Bali layak menjadi salah satu contoh kota bersih. Bersih di Bali menghadirkan senyum berlebih kepada Pesona Indonesia yang sedang diagung-agungkan oleh pemerintah kita. Bali tidak lagi dalam tahap membenah diri tetapi telah masuk ke ranah mempertahankan keelokan yang selama ini telah bernyali.
Bersih yang dipasangkan dengan senyum lebih dari layak untuk memulai hari.
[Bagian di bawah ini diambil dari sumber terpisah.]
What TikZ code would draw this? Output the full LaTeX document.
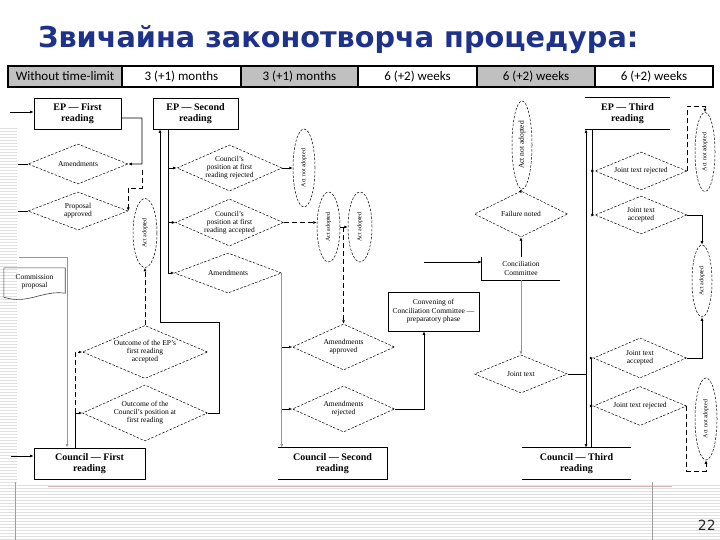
\documentclass[tikz,border=0pt]{standalone}
\usepackage{fontspec}
\usepackage{graphicx}
\setmainfont{Liberation Serif}
\newfontfamily\hdrfont{Carlito}
\newfontfamily\ttlfont{DejaVu Sans}
\usetikzlibrary{shapes.geometric,arrows.meta}
\definecolor{ttlblue}{RGB}{30,50,140}
\definecolor{hdrgray}{RGB}{192,192,192}
\definecolor{stripe}{RGB}{224,224,224}
\definecolor{lgray}{RGB}{150,150,150}
\definecolor{redline}{RGB}{215,185,185}
\tikzset{
  box/.style={draw, line width=0.8bp, inner sep=0pt, align=center, font=\fontsize{10bp}{11.5bp}\selectfont\bfseries},
  nobox/.style={box, draw=none},
  dia/.style={diamond, draw, line width=0.5bp, dash pattern=on 2.5bp off 1.5bp, inner sep=0pt, shape aspect=2.5, align=center, font=\fontsize{7.5bp}{8bp}\selectfont},
  ell/.style={ellipse, draw, line width=0.5bp, dash pattern=on 2.5bp off 1.5bp, inner sep=0pt, font=\fontsize{6bp}{7bp}\selectfont},
  hcell/.style={draw, line width=1.5bp, minimum height=21bp, inner sep=0pt, font=\hdrfont\fontsize{13bp}{15bp}\selectfont},
  arr/.style={-{Latex[length=3.5bp,width=3bp]}},
  conn/.style={line width=0.7bp, arr},
  dconn/.style={line width=0.8bp, arr, dash pattern=on 5bp off 3bp},
  gconn/.style={line width=0.7bp, draw=lgray, arr},
  plain/.style={line width=0.7bp},
  smalltxt/.style={inner sep=0pt, align=center, font=\fontsize{7.5bp}{8.5bp}\selectfont}
}
\begin{document}
\begin{tikzpicture}[x=1bp,y=-1bp]
\useasboundingbox (0,0) rectangle (720,540);
\fill[white] (0,0) rectangle (720,540);
% decorative stripes
\foreach \yy in {485,488,...,539} \draw[stripe,line width=0.6bp] (0,\yy) -- (720,\yy);
\foreach \yy in {128,131,...,482} \draw[stripe,line width=0.6bp] (0,\yy) -- (17,\yy);
\draw[redline, line width=0.7bp] (48,486) -- (672,486);
\draw[stripe!70!black, line width=0.4bp] (15,482) -- (15,540);
\draw[stripe!70!black, line width=0.4bp] (652,482) -- (652,540);

% title
\node[anchor=west, inner sep=0pt, text=ttlblue, font=\ttlfont\bfseries\fontsize{28.7bp}{32bp}\selectfont] (title) at (38,40) {Звичайна законотворча процедура:};

% header row
\node[hcell, fill=hdrgray, minimum width=114bp] (h1) at (65,76.5) {Without time-limit};
\node[hcell, minimum width=119bp] (h2) at (181.5,76.5) {3 (+1) months};
\node[hcell, fill=hdrgray, minimum width=117bp] (h3) at (299.5,76.5) {3 (+1) months};
\node[hcell, minimum width=119bp] (h4) at (417.5,76.5) {6 (+2) weeks};
\node[hcell, fill=hdrgray, minimum width=118bp] (h5) at (536,76.5) {6 (+2) weeks};
\node[hcell, minimum width=118bp] (h6) at (654,76.5) {6 (+2) weeks};

% column 1
\node[box, minimum width=87bp, minimum height=31bp] (epf) at (77.5,113.5) {EP — First\\reading};
\node[dia, minimum width=100bp, minimum height=40bp] (amd1) at (78,164) {Amendments};
\node[dia, minimum width=100bp, minimum height=38bp] (propapp) at (78,211) {Proposal\\approved};
\node[ell, minimum width=24bp, minimum height=69bp] (actad1) at (145,233) {\rotatebox{90}{Act adopted}};
\node[smalltxt, minimum width=61bp, minimum height=28bp] (commp) at (34.5,282) {Commission\\proposal};
\draw[line width=0.6bp, draw=black!75] ([yshift=-1bp]commp.south west) -- (commp.north west) -- (commp.north east) -- ([yshift=3bp]commp.south east) .. controls (42,290) and (28,305) .. ([yshift=-1bp]commp.south west);
\node[dia, minimum width=125bp, minimum height=53bp] (outep) at (145,352) {Outcome of the EP's\\first reading\\accepted};
\node[dia, minimum width=125bp, minimum height=56bp] (outco) at (145,413) {Outcome of the\\Council's position at\\first reading};
\node[box, minimum width=111bp, minimum height=31bp] (cf) at (89.5,463.5) {Council — First\\reading};

% column 2
\node[box, minimum width=85bp, minimum height=31bp] (eps) at (195.5,113.5) {EP — Second\\reading};
\node[dia, minimum width=101bp, minimum height=46bp] (crej) at (229.5,168) {Council's\\position at first\\reading rejected};
\node[dia, minimum width=101bp, minimum height=47bp] (cacc) at (229.5,222.5) {Council's\\position at first\\reading accepted};
\node[dia, minimum width=107bp, minimum height=40bp] (amd2) at (228,273) {Amendments};
\node[ell, minimum width=22bp, minimum height=78bp] (ana1) at (304,168) {\rotatebox{90}{Act not adopted}};
\node[ell, minimum width=23bp, minimum height=70bp] (aad2) at (328.5,227) {\rotatebox{90}{Act adopted}};
\node[ell, minimum width=24bp, minimum height=70bp] (aad3) at (360,227) {\rotatebox{90}{Act adopted}};
\node[dia, minimum width=102bp, minimum height=46bp] (aapp) at (343.5,347) {Amendments\\approved};
\node[dia, minimum width=102bp, minimum height=46bp] (arej) at (343.5,409) {Amendments\\rejected};
\node[nobox, minimum width=109bp, minimum height=31bp] (cs) at (332.5,463.5) {Council — Second\\reading};
\draw[line width=0.8bp] (cs.north west) -- (cs.north east) -- (cs.south east) -- (cs.south west);
\node[box, smalltxt, minimum width=91bp, minimum height=39bp] (conv) at (433.5,311.5) {Convening of\\Conciliation Committee —\\preparatory phase};

% column 3
\node[ell, minimum width=20bp, minimum height=88bp, font=\fontsize{7.5bp}{8bp}\selectfont] (ana2) at (522,145) {\rotatebox{90}{Act not adopted}};
\node[dia, minimum width=93bp, minimum height=46bp] (fail) at (521,214) {Failure noted};
\node[smalltxt, minimum width=78bp, minimum height=23bp] (cc) at (521,268.5) {Conciliation\\Committee};
\draw[line width=0.8bp] (cc.north west) -- (cc.south west) -- (cc.south east);
\node[dia, minimum width=93bp, minimum height=38bp] (jt) at (521,374) {Joint text};
\node[nobox, minimum width=109bp, minimum height=31bp] (ct) at (576.5,463.5) {Council — Third\\reading};
\draw[line width=0.8bp] (ct.north west) -- (ct.north east) (ct.south west) -- (ct.south east);

% column 4
\node[nobox, minimum width=85bp, minimum height=31bp] (ept) at (627.5,113.5) {EP — Third\\reading};
\draw[line width=0.8bp] (ept.north west) -- (ept.north east) (ept.south west) -- (ept.south east);
\node[dia, minimum width=92bp, minimum height=38bp] (jtr1) at (641,171) {Joint text rejected};
\node[dia, minimum width=92bp, minimum height=38bp] (jta1) at (641,215) {Joint text\\accepted};
\node[dia, minimum width=93bp, minimum height=40bp] (jta2) at (640,358) {Joint text\\accepted};
\node[dia, minimum width=93bp, minimum height=39bp] (jtr2) at (640,406) {Joint text rejected};
\node[ell, minimum width=20bp, minimum height=79bp] (ana3) at (705,152) {\rotatebox{90}{Act not adopted}};
\node[ell, minimum width=20bp, minimum height=72bp] (aad4) at (702,281) {\rotatebox{90}{Act adopted}};
\node[ell, minimum width=22bp, minimum height=82bp] (ana4) at (706,419) {\rotatebox{90}{Act not adopted}};

% page number
\node[anchor=east, inner sep=0pt, text=black!85, font=\ttlfont\fontsize{14bp}{16bp}\selectfont] (pg) at (716,525) {22};

% ---------- connectors ----------
% column 1
\coordinate (in1) at (10,112);
\draw[conn] (in1) -- (in1 -| epf.west);
\draw[conn] ([yshift=-4.5bp]epf.east) -- (142,118) |- (amd1.east);
\coordinate (d1) at (142,170);
\draw[dconn] (d1) -- (142,188) -| (propapp.east);
\draw[plain] (amd1.west) -- ++(-10,0);
\draw[plain] (propapp.west) -- ++(-10,0);
\draw[dconn] (outep.north) -- (actad1.south);
\coordinate (j1) at (75,413);
\draw[conn] ([xshift=-14.5bp]cf.north) |- (outco.west);
\draw[dconn] (j1) |- (outep.west);
\coordinate (c0) at (19,257);
\draw[gconn] (c0) -| ([xshift=-22.5bp]cf.north);
\coordinate (in3) at (11,456);
\draw[conn] (in3) -- (in3 -| cf.west);
\draw[conn] (outco.east) -| (219,322) -| ([xshift=-35.5bp]eps.south);

% column 2
\coordinate (v2) at ([xshift=-27.5bp]eps.south);
\draw[conn, line width=1bp] (v2) |- (amd2.west);
\draw[conn] (v2 |- crej.west) -- (crej.west);
\draw[conn] (v2 |- cacc.west) -- (cacc.west);
\draw[conn] (crej.east) -- (ana1.west);
\draw[dconn] (cacc.east) -- (cacc.east -| aad2.west);
\draw[conn] (aad2.east) -- (aad3.west);
\draw[dconn] (aapp.north |- aad2.east) -- (aapp.north);
\draw[gconn] (amd2.east) -- (amd2.east |- cs.north);
\draw[conn] (amd2.east |- aapp.west) -- (aapp.west);
\draw[conn] (amd2.east |- arej.west) -- (arej.west);
\draw[conn] (arej.east) -| ([xshift=-9.5bp]conv.south);

% column 3
\coordinate (in4) at (424,262);
\draw[conn] (in4) -- (in4 -| cc.west);
\draw[conn] (cc.north) -- (fail.south);
\draw[conn] (fail.north) -- (ana2.south);
\draw[gconn] (cc.south) -- (jt.north);
\coordinate (v5) at ([xshift=-41.5bp]ept.south);
\draw[line width=1bp, {Latex[length=3.5bp,width=3bp]}-{Latex[length=3.5bp,width=3bp]}] (v5) -- (v5 |- ct.north);
\draw[plain] (jt.east) -- (jt.east -| v5);

% column 4
\coordinate (v6) at ([xshift=-35.5bp]ept.south);
\draw[conn, line width=1bp] (v6) |- (jta1.west);
\draw[conn] (v6 |- jtr1.west) -- (jtr1.west);
\coordinate (v7) at ([xshift=14.5bp]ct.north);
\draw[conn, line width=1bp] (v7) |- (jta2.west);
\draw[conn] (v7 |- jtr2.west) -- (jtr2.west);
\coordinate (t1) at (705,106);
\draw[dconn] (jtr1.east) |- (t1) -- (ana3.north);
\draw[conn] (jta1.east) -| (aad4.north);
\draw[conn] (jta2.east) -| (aad4.south);
\coordinate (t2) at (706,471);
\draw[dconn] (jtr2.east) |- (t2) -- (ana4.south);
\end{tikzpicture}
\end{document}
Budaya bersih – sekali lagi – tak selalu berkaitan dengan teori sampai penuh halaman buku catatan harian, ucapan dari para pakar, anjuran dari dokter maupun larangan dari pemerintah. Kita buat saja budaya bersih lebih sederhana, di mana kaki dijejak, di situ pula kita menaati segenap aturan. Jika tidak mau memungut sampah orang lain, simpan saja sampah bekas minuman milik sendiri lalu buang pada tempatnya. Sesederhana ini akan membawa pengaruh lebih besar pada kita. Pria yang sebelumnya kurang peka terhadap penampilan, akan rutin memakai minyak rambut dan menyisirnya. Jika sebelumnya mandi lima menit, sekarang lebih dari itu dengan menyabun badan berkali-kali. Dulu tak pernah pakai minyak wangi, saat ini telah wajib menyemprot ke badan agar melekat diterbangkan angin ke indera penciuman orang lain.
Bukankah setelah itu akan tersirat sebuah senyum?
“Oh, abang itu wangi sekali?”
“Abang itu sangat rapi!”
Tentu, orang akan mendekati lalu berkenalan. Mana mungkin kita berdekatan dengan orang tak peduli kebersihan sepanjang hari. Mana mungkin pula kita mendaki gunung mencapai tempat wisata apabila sampai di sana semak belukar yang dilihat. Tubuh kita ibarat tempat wisata. Pintar menjaga, banyak pula yang mendekati. Bersih terlihat, nyaman dikunjungi. Bersih dari diri atau dari orang lain, tinggal kita yang memilihnya!